Skip to content

Scannerless parser

A scannerless parser (aka lexerless parsing), is a type of parser that doesn’t use a separate scanning (or lexical analysis) phase to tokenize the input before parsing it. Instead, it performs tokenization and syntax parsing in a single step. Traditional parsing involves a two-step process: first, a scanner (or lexer) breaks the input into tokens, and then a parser analyzes the token sequence according to a set of grammar rules.

Examples

Here are a few examples of scannerless parsers:

  1. Generalized LR (GLR) Parsers.

  2. SDF (Syntax Definition Formalism): This is a formalism used for defining syntax. It’s often associated with the Meta-Environment, an environment for generating programming environments. The SDF promotes scannerless parsing by allowing the integration of lexical and context-free syntax into a single specification.

  3. Rascal: It’s a meta-programming language that uses SDF for syntax definition and promotes scannerless parsing.

  4. PEG (Parsing Expression Grammar): While PEGs can be used with lexers, they are also inherently capable of scannerless parsing.

  5. ANTLR: While ANTLR is primarily known as a parser generator that produces a separate lexer and parser, it can be configured for scannerless parsing if needed.

  6. Elkhound: It is a parser generator that is based on the GLR parsing algorithm and can be used for scannerless parsing.

Quotes

Scannerless parsing is a parsing technique that does not use a scanner to divide a string into lexical tokens.

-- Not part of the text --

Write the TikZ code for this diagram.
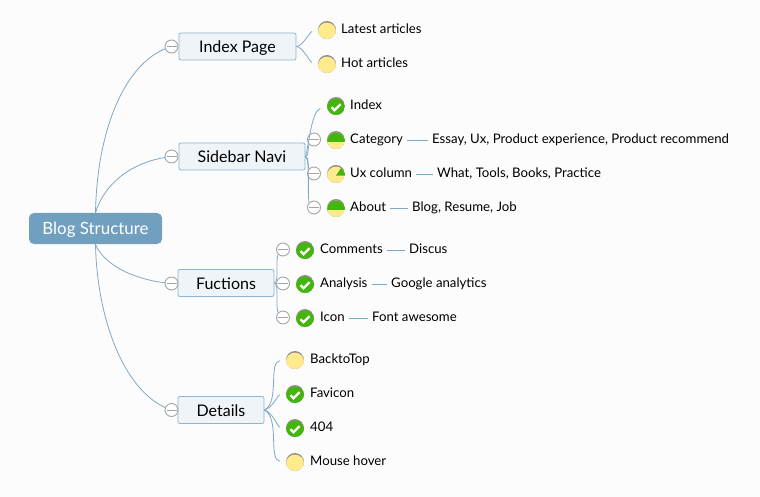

Instead lexical analysis is integrated in the context-free analysis of the entire string. It comes up naturally when considering grammars that completely describe the syntax of a language. The term scannerless parsing was coined by Salomon and Cormack (1989, 1995). They use ‘complete character level grammars’ describing the entire syntax of a language down to the character level.

Scannerless generalized-LR parsing, Eelco Visser, 1999